The lift shaft was behind the enemy line, which meant she was behind the enemy line. All she had to do was sneak down there, open the door, and blow the hell out of the soldiers from behind. She could see where all of them were positioned and she could plan her moves before she made them. Typically, she might have balked at shooting someone in the back, but after what they had done to the unarmed, civilian clerks...
Fuck them.
She took a few steps back. Her heart was racing so hard it hurt, and now not only was her arm throbbing, so was her shoulder. It was going to hurt even more in a second. She ran forward, jumping when she reached the edge of the lift. With the suit bolstering her strength, she made it across the three-meter gap to the ladder and latched onto a rung with her good hand. Planting her feet on a rung, she closed her eyes and rested her forehead against the ladder to stifle an outcry as tears poured from her eyes. If only Hayden were here. This kind of thing was more up his alley than hers.

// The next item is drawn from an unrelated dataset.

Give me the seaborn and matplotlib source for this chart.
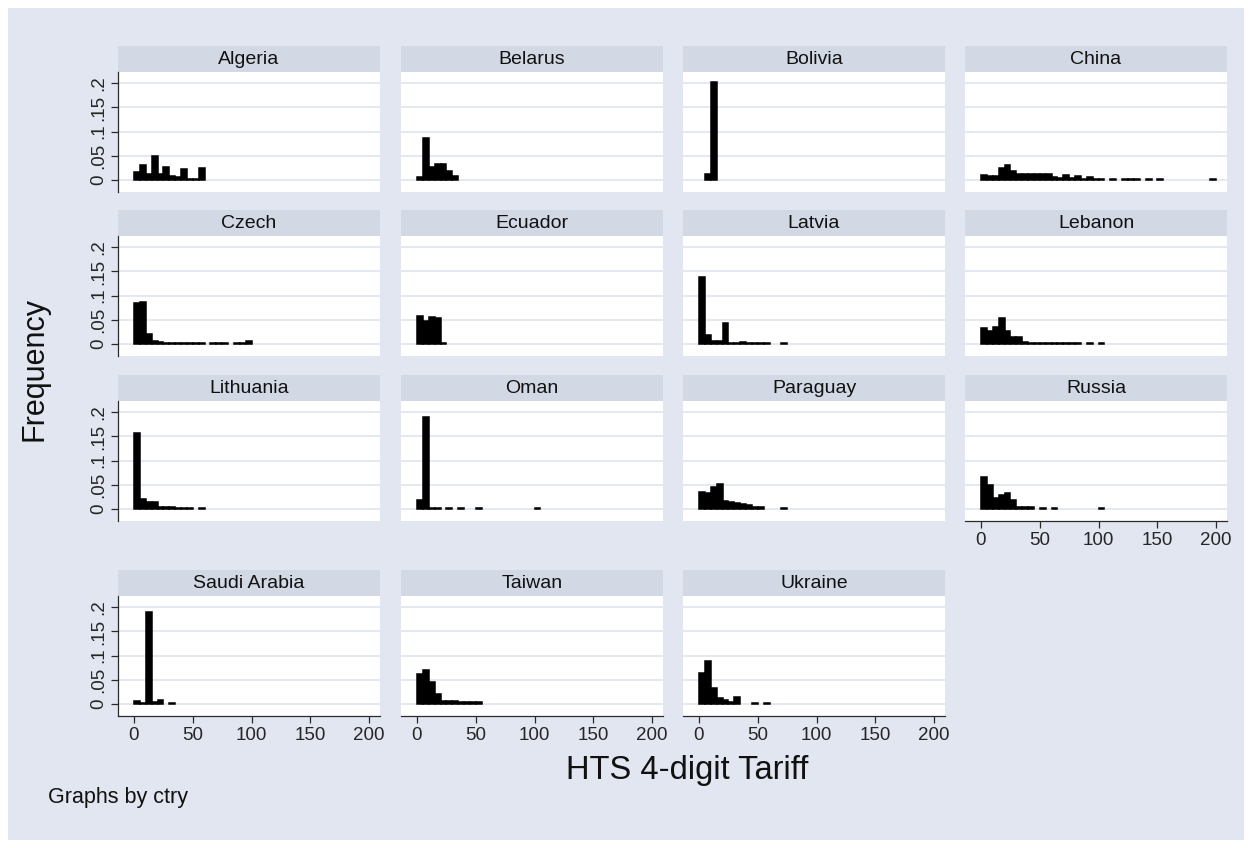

She moved slowly on the ladder, which fortun
ately was positioned next to the lift doors on the ground floor. She stopped when she was next to it., Even with the helmet dampening some of the sound, the fighting on the other side was so loud it hurt her ears. She checked the positions of the soldiers, forming her plan of attack.
Then she tapped the internal access control to activate the doors. When they parted far enough for her to swing through, she leaped onto the floor, and without wasting any time taking in the whole scene, she zeroed in on her first target and attacked.
Chapter 38
James fired another plasma bolt into the side of the strange portable barrier the enemy forces had set up for protection. The plasma sizzled against the surface, the gas spreading around it in a flare of blue and orange before vaporizing it without creating much damage at all.
He cursed for the hundredth time, wondering what the barrier was and where the fuck these people had gotten it.
“Tinker, we can’t penetrate their defenses,” James said. “They’ve got a shield of some kind, whatever its painted with its immune to plasma, and too thick for slugs to penetrate.”
His eyes narrowed when one of the enemy soldiers shifted the barrier while a second stuck a rifle out through it and opened fire, spraying bullets back at him and the Liberators. Rounds pinged off his armor, and the soldiers beside him ducked back behind the furniture they were using as cover.
“Find a way through it, General,” Tinker replied. “The area is too small for a rocket unless you want to lose half of what’s left of Midnight Platoon?”
James flinched, looking up at the line across the top of his visor. He only had ten soldiers left, half with him here and half outside. Damn it. They had expected resistance but nothing like this. Not only had fucking Natalia Duke killed one of his best in Bones, but Sheriff Duke’s people had high-end weapons and limited armor, along with these barriers and worst of all, a fucking Space Force defense robot.